> _Problem to work on_: Please output every line of the material as it stands, without the pictures.
----
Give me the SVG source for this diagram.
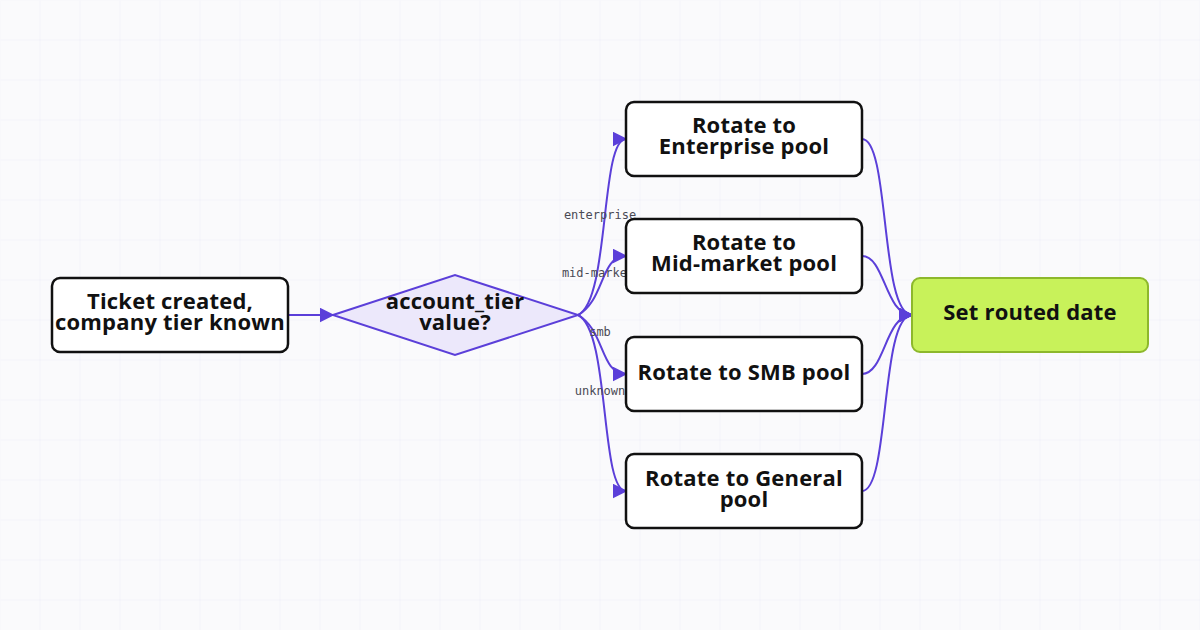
<svg xmlns="http://www.w3.org/2000/svg" width="1200" height="630" viewBox="0 0 1200 630">
<defs>
<pattern id="grid" width="40" height="40" patternUnits="userSpaceOnUse"><path d="M40 0V40M0 40H40" fill="none" stroke="#ececf6" stroke-width="1"/></pattern>
<marker id="ah" viewBox="0 0 10 10" refX="9" refY="5" markerWidth="15" markerHeight="15" markerUnits="userSpaceOnUse" orient="auto"><path d="M0 0L10 5L0 10z" fill="#5b3fd9"/></marker>
<style>
.e{fill:none;stroke:#5b3fd9;stroke-width:2;marker-end:url(#ah)}
.n{fill:#fff;stroke:#111;stroke-width:2.5}
.t{font-family:"Open Sans",Inter,sans-serif;font-weight:700;font-size:22px;fill:#111;text-anchor:middle;letter-spacing:0.2px}
.l{font-family:"DejaVu Sans Mono","Liberation Mono",monospace;font-size:12px;fill:#4a4a55;text-anchor:middle}
</style>
</defs>
<rect width="1200" height="630" fill="#fafafc"/>
<rect width="1200" height="630" fill="url(#grid)" transform="translate(0.5 0.5)"/>
<g id="connectors">
<path class="e" d="M288 315H333"/>
<path class="e" d="M578 315C610 300 600 139 626 139"/>
<path class="e" d="M578 315C605 300 600 256 626 256"/>
<path class="e" d="M578 315C605 330 600 374 626 374"/>
<path class="e" d="M578 315C610 330 600 491 626 491"/>
<path class="e" d="M862 139C890 139 880 315 912 315"/>
<path class="e" d="M862 256C885 256 885 315 912 315"/>
<path class="e" d="M862 374C885 374 885 315 912 315"/>
<path class="e" d="M862 491C890 491 880 315 912 315"/>
<text class="l" x="600" y="219">enterprise</text>
<text class="l" x="598" y="277">mid-market</text>
<text class="l" x="600" y="336">smb</text>
<text class="l" x="600" y="395">unknown</text>
</g>
<g id="start"><rect class="n" x="52" y="278" width="236" height="74" rx="8"/><text class="t" x="170" y="309">Ticket created,</text><text class="t" x="170" y="330">company tier known</text></g>
<g id="decision"><path d="M333 315L455 275L578 315L455 355Z" fill="#ece8fb" stroke="#5b3fd9" stroke-width="2"/><text class="t" x="455" y="309">account_tier</text><text class="t" x="455" y="330">value?</text></g>
<g id="enterprise"><rect class="n" x="626" y="102" width="236" height="74" rx="8"/><text class="t" x="744" y="133">Rotate to</text><text class="t" x="744" y="154">Enterprise pool</text></g>
<g id="midmarket"><rect class="n" x="626" y="219" width="236" height="74" rx="8"/><text class="t" x="744" y="250">Rotate to</text><text class="t" x="744" y="271">Mid-market pool</text></g>
<g id="smb"><rect class="n" x="626" y="337" width="236" height="74" rx="8"/><text class="t" x="744" y="380">Rotate to SMB pool</text></g>
<g id="general"><rect class="n" x="626" y="454" width="236" height="74" rx="8"/><text class="t" x="744" y="486">Rotate to General</text><text class="t" x="744" y="507">pool</text></g>
<g id="routed"><rect x="912" y="278" width="236" height="74" rx="8" fill="#c8f25a" stroke="#8db82c" stroke-width="2"/><text class="t" x="1030" y="320">Set routed date</text></g>
</svg>
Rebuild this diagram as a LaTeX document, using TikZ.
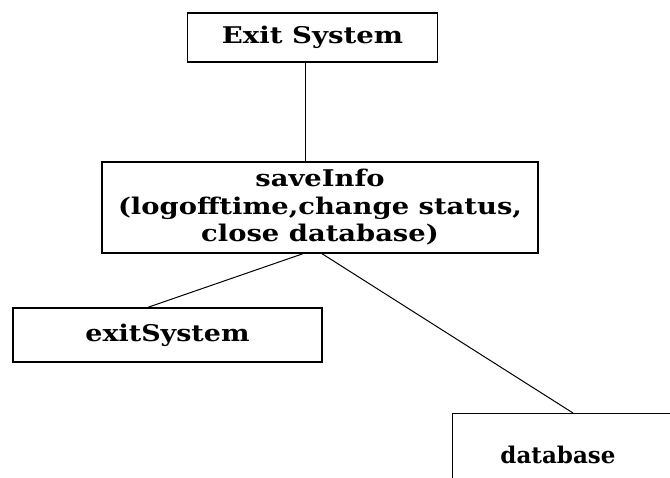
----
> _Answer to this exercise_:
Give me the SVG source for this diagram.
<svg xmlns="http://www.w3.org/2000/svg" width="1200" height="630" viewBox="0 0 1200 630">
<defs>
<pattern id="grid" width="40" height="40" patternUnits="userSpaceOnUse"><path d="M40 0V40M0 40H40" fill="none" stroke="#ececf6" stroke-width="1"/></pattern>
<marker id="ah" viewBox="0 0 10 10" refX="9" refY="5" markerWidth="15" markerHeight="15" markerUnits="userSpaceOnUse" orient="auto"><path d="M0 0L10 5L0 10z" fill="#5b3fd9"/></marker>
<style>
.e{fill:none;stroke:#5b3fd9;stroke-width:2;marker-end:url(#ah)}
.n{fill:#fff;stroke:#111;stroke-width:2.5}
.t{font-family:"Open Sans",Inter,sans-serif;font-weight:700;font-size:22px;fill:#111;text-anchor:middle;letter-spacing:0.2px}
.l{font-family:"DejaVu Sans Mono","Liberation Mono",monospace;font-size:12px;fill:#4a4a55;text-anchor:middle}
</style>
</defs>
<rect width="1200" height="630" fill="#fafafc"/>
<rect width="1200" height="630" fill="url(#grid)" transform="translate(0.5 0.5)"/>
<g id="connectors">
<path class="e" d="M288 315H333"/>
<path class="e" d="M578 315C610 300 600 139 626 139"/>
<path class="e" d="M578 315C605 300 600 256 626 256"/>
<path class="e" d="M578 315C605 330 600 374 626 374"/>
<path class="e" d="M578 315C610 330 600 491 626 491"/>
<path class="e" d="M862 139C890 139 880 315 912 315"/>
<path class="e" d="M862 256C885 256 885 315 912 315"/>
<path class="e" d="M862 374C885 374 885 315 912 315"/>
<path class="e" d="M862 491C890 491 880 315 912 315"/>
<text class="l" x="600" y="219">enterprise</text>
<text class="l" x="598" y="277">mid-market</text>
<text class="l" x="600" y="336">smb</text>
<text class="l" x="600" y="395">unknown</text>
</g>
<g id="start"><rect class="n" x="52" y="278" width="236" height="74" rx="8"/><text class="t" x="170" y="309">Ticket created,</text><text class="t" x="170" y="330">company tier known</text></g>
<g id="decision"><path d="M333 315L455 275L578 315L455 355Z" fill="#ece8fb" stroke="#5b3fd9" stroke-width="2"/><text class="t" x="455" y="309">account_tier</text><text class="t" x="455" y="330">value?</text></g>
<g id="enterprise"><rect class="n" x="626" y="102" width="236" height="74" rx="8"/><text class="t" x="744" y="133">Rotate to</text><text class="t" x="744" y="154">Enterprise pool</text></g>
<g id="midmarket"><rect class="n" x="626" y="219" width="236" height="74" rx="8"/><text class="t" x="744" y="250">Rotate to</text><text class="t" x="744" y="271">Mid-market pool</text></g>
<g id="smb"><rect class="n" x="626" y="337" width="236" height="74" rx="8"/><text class="t" x="744" y="380">Rotate to SMB pool</text></g>
<g id="general"><rect class="n" x="626" y="454" width="236" height="74" rx="8"/><text class="t" x="744" y="486">Rotate to General</text><text class="t" x="744" y="507">pool</text></g>
<g id="routed"><rect x="912" y="278" width="236" height="74" rx="8" fill="#c8f25a" stroke="#8db82c" stroke-width="2"/><text class="t" x="1030" y="320">Set routed date</text></g>
</svg>
Rebuild this diagram as a LaTeX document, using TikZ.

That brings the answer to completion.